Trey Smith
According to a report just released by the highly-respected Stockholm International Peace Research Institute (SIPRI), world military expenditures in 2012 totaled $1.75 trillion.
The report revealed that, as in recent decades, the world’s biggest military spender by far was the U.S. government, whose expenditures for war and preparations for war amounted to $682 billion — 39 percent of the global total.
The United States spent more than four times as much on the military as China (the number two big spender) and more than seven times as much as Russia (which ranked third). Although the military expenditures of the United States dipped a bit in 2012, largely thanks to the withdrawal of U.S. troops from Afghanistan, they remained 69 percent higher than in 2001.

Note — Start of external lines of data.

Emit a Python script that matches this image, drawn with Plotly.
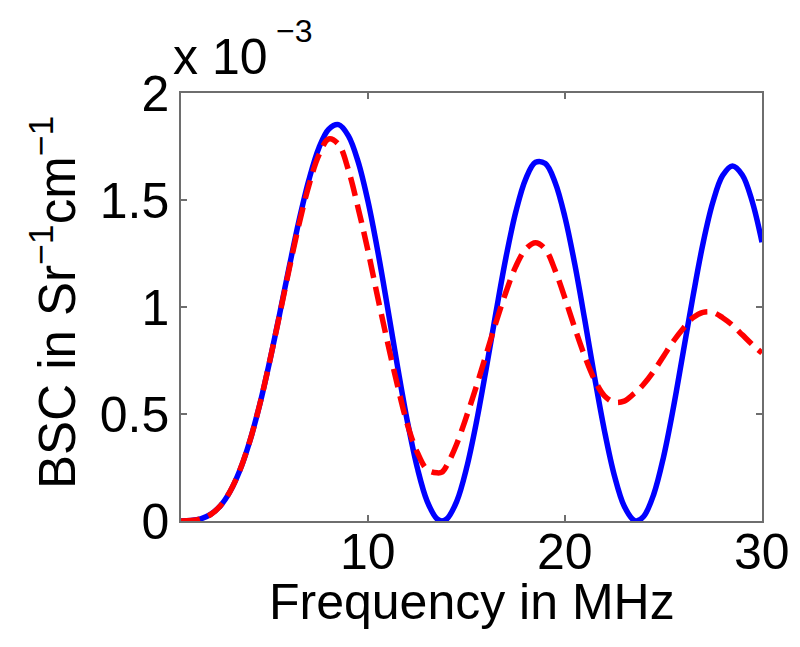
import plotly.graph_objects as go

# frequency in MHz
freq = [0.5, 1, 1.5, 2, 2.5, 3, 3.5, 4, 4.5, 5, 5.5, 6, 6.5, 7, 7.5, 8, 8.5, 9, 9.5, 10,
        10.5, 11, 11.5, 12, 12.5, 13, 13.5, 13.75, 14, 14.5, 15, 15.5, 16, 16.5, 17, 17.5, 18, 18.5, 19, 19.5, 20,
        20.5, 21, 21.5, 22, 22.5, 23, 23.5, 23.64, 24, 24.5, 25, 25.5, 26, 26.5, 27, 27.5, 28, 28.5, 29, 29.5, 30]

# BSC in units of 1e-3 Sr^-1 cm^-1
bsc_solid = [0.0, 0.002, 0.010, 0.031, 0.071, 0.139, 0.239, 0.375, 0.545, 0.745, 0.964, 1.190, 1.407, 1.596, 1.743, 1.831, 1.852, 1.800, 1.677, 1.491,
             1.256, 0.991, 0.719, 0.463, 0.248, 0.092, 0.010, 0.0, 0.010, 0.092, 0.248, 0.462, 0.714, 0.979, 1.232, 1.445, 1.598, 1.676, 1.670, 1.581, 1.418,
             1.197, 0.940, 0.672, 0.422, 0.214, 0.070, 0.003, 0.0, 0.022, 0.124, 0.299, 0.529, 0.790, 1.052, 1.295, 1.488, 1.614, 1.659, 1.617, 1.494, 1.303]

bsc_dashed = [0.0, 0.002, 0.010, 0.030, 0.071, 0.140, 0.240, 0.375, 0.545, 0.745, 0.960, 1.180, 1.390, 1.570, 1.710, 1.785, 1.760, 1.640, 1.460, 1.260,
              1.040, 0.830, 0.630, 0.450, 0.320, 0.240, 0.225, 0.228, 0.260, 0.360, 0.490, 0.630, 0.780, 0.930, 1.070, 1.190, 1.270, 1.300, 1.270, 1.170, 1.040,
              0.900, 0.770, 0.660, 0.585, 0.555, 0.560, 0.595, 0.605, 0.640, 0.700, 0.770, 0.840, 0.900, 0.950, 0.975, 0.975, 0.950, 0.915, 0.870, 0.825, 0.785]

x_ticks = [10, 20, 30]
x_ticklabels = ['10', '20', '30']
y_ticks = [0, 0.5, 1, 1.5, 2]
y_ticklabels = ['0', '0.5', '1', '1.5', '2']

font = 'Liberation Sans, Arial, sans-serif'

fig = go.Figure()
fig.add_trace(go.Scatter(x=freq, y=bsc_solid, mode='lines',
                         line=dict(color='#0000ff', width=5.5, shape='spline')))
fig.add_trace(go.Scatter(x=freq, y=bsc_dashed, mode='lines',
                         line=dict(color='#ff0000', width=5.5, dash='19px,9px', shape='spline')))

axis_style = dict(showgrid=False, zeroline=False, showline=True, linecolor='#6e6e6e', linewidth=1.5,
                  mirror='ticks', ticks='inside', ticklen=6, tickcolor='#6e6e6e', tickwidth=1.5,
                  tickfont=dict(family=font, size=50, color='black'))

# x tick labels sit closer to the axis than plotly's default, so place them as annotations
tick_notes = [dict(text=lab, x=v, y=0, xref='x', yref='paper', showarrow=False,
                   xanchor='center', yanchor='middle', yshift=-31,
                   font=dict(family=font, size=50, color='black'))
              for v, lab in zip(x_ticks, x_ticklabels)]

fig.update_layout(
    width=800, height=647,
    margin=dict(l=173, r=46, t=85, b=134),
    plot_bgcolor='white', paper_bgcolor='white',
    showlegend=False,
    xaxis=dict(range=[0.5, 30], tickvals=x_ticks, showticklabels=False, **axis_style),
    yaxis=dict(range=[0, 2], tickvals=y_ticks, ticktext=y_ticklabels, **axis_style),
    annotations=tick_notes + [
        dict(text='Frequency in MHz', x=0.5, y=-0.189, xref='paper', yref='paper',
             showarrow=False, xanchor='center', yanchor='middle',
             font=dict(family=font, size=50, color='black')),
        dict(text='BSC in Sr<sup>\u22121</sup>cm<sup>\u22121</sup>', x=-0.22, y=0.51,
             xref='paper', yref='paper', textangle=-90, showarrow=False,
             xanchor='center', yanchor='middle',
             font=dict(family=font, size=51, color='black')),
        dict(text='x 10', x=0, y=1, xref='paper', yref='paper',
             showarrow=False, xanchor='left', yanchor='bottom', xshift=-10, yshift=6,
             font=dict(family=font, size=50, color='black')),
        dict(text='\u22123', x=0, y=1, xref='paper', yref='paper',
             showarrow=False, xanchor='left', yanchor='bottom', xshift=93, yshift=42,
             font=dict(family=font, size=32, color='black')),
    ],
)

fig.write_html('out.html')
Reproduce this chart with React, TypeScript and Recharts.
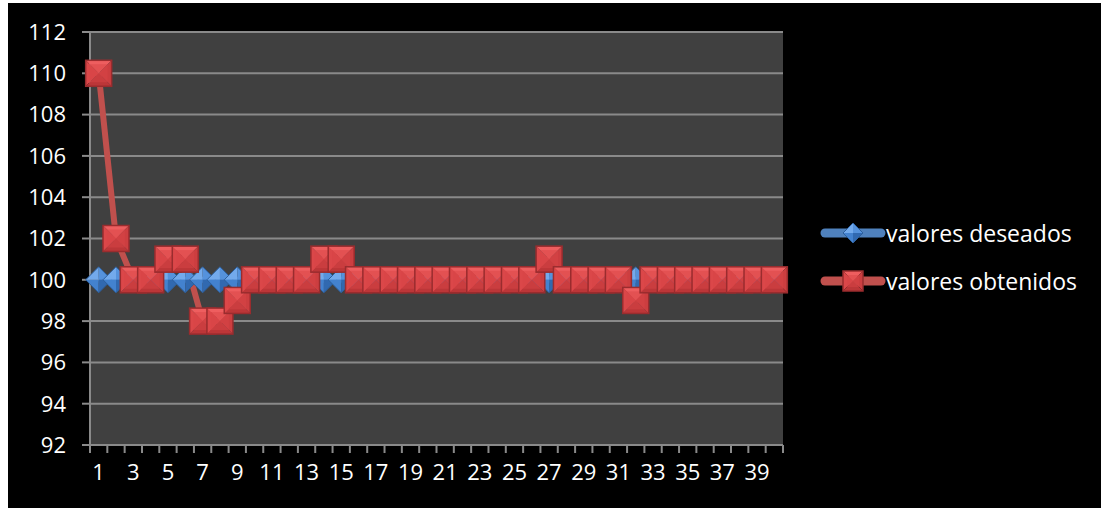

U.S. military supremacy is even more evident when the U.S. military alliance system is brought into the picture, for the United States and its allies accounted for the vast bulk of world military spending in 2012. NATO members alone spent a trillion dollars on the military.
Thus, although studies have found that the United States ranks 17th among nations in education, 26th in infant mortality, and 37th in life expectancy and overall health, there is no doubt that it ranks first when it comes to war.
~ from Investing in War by Lawrence S. Wittner ~
This is why.
The US, in particular, invests far more money in destroying lives than in sustaining them. Actually, invest isn't the right word. We borrow money to destroy lives and then more lives are compromised when it comes to pay back the money. While the President and leaders of both corporate political parties talk about cutting one program that adds nothing to our growing deficit -- Social Security -- none of them is talking about significant cuts to THE program that drives the deficit more than anything else.
And it's only going to get worse from here on out.